Property Rights Of Live-In Couples & Their Children

Property Rights Of Live-In Couples & Their Children

Property Rights Of Live-In Couples & Their Children

The Supreme Court (SC), in 2015, had ruled that an unmarried couple cohabiting for a long period of time would be treated as married and will enjoy the same rights as a legally wedded couple. The verdict came out when an SC bench was hearing a property dispute case where the family members contested that their grandfather’s partner was not really his wife although she had lived with him for over two decades. According to the family, she did not have any right on their grandfather’s property.
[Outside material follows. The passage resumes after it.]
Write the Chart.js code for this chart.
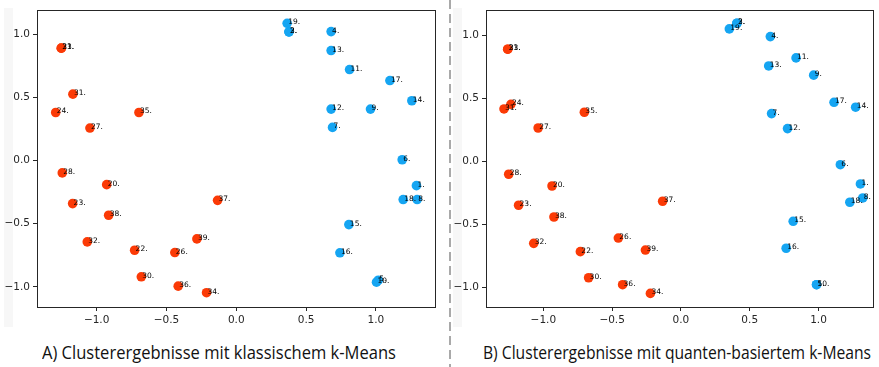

Citing previous judgements, the Bench was quoted as saying, “It is well settled that the law presumes in favour of marriage and against concubinage when a man and woman have cohabited continuously for a long time. However, the presumption can be rebutted by leading unimpeachable evidence. A heavy burden lies on a party, who seeks to deprive the relationship of legal origin.”

What does the law say?

The concept of live-in relationships is not accepted under the Hindu Succession Act, Islamic Law or the Christian Personal Law. However, realising that there could be chances of exploitation, the courts resort to Section 125 of the Criminal Procedure Code, which talks about the legal right of maintenance of the women in live-in relationships.

Property rights of children

Children born to live-in partners are considered legitimate and enjoy all property rights due to them. They have the right to self-acquired properties of parents under the Section 16 of the Hindu Marriage Act.

In case, the live-in partners are estranged, the maintenance of children is still a duty of the parents. According to the Hindu law, the father will need to pay for the maintenance while the father is not required to fulfil any such obligation, if they fall under the Muslim law. However, Section 125 of the Criminal Procedure Code, children can always claim maintenance even if their personal law doesn’t favour them. The Section 125 clearly lays out the following:

  •  If any person having sufficient means neglects or refuses to maintain his wife, unable to maintain herself or his illegitimate child (not being a married daughter) who has attained majority, where such child is, by reason of any physical or mental abnormality or injury unable to maintain itself, a magistrate of the first class may, upon proof of such neglect or refusal, order such person to make a monthly allowance for the maintenance of his wife or such child at a monthly rate.

Also note that mere physical relationship or children born thereafter a short-term relationship cannot be given the sanctity of marriage. In a 2010 judgement, the SC pointed out that a “walk in and walk out” relationship will not be taken as a live-in relationship. As per the Hindu Succession Act, children born out of wedlock are not entitled to succeed their father but are deemed to be related to their mother and through her, other legitimate descendants and can inherit from her and she too can inherit from him/her.

A child born out of wedlock also does not acquire any interest in the ancestral property of the father nor a coparcenary in the joint family but his/her father may choose to give him/her a share equal to that which he gives his other children. However, he/she cannot enforce a partition but children born in a long term live-in relationship will be considered legitimate in every way.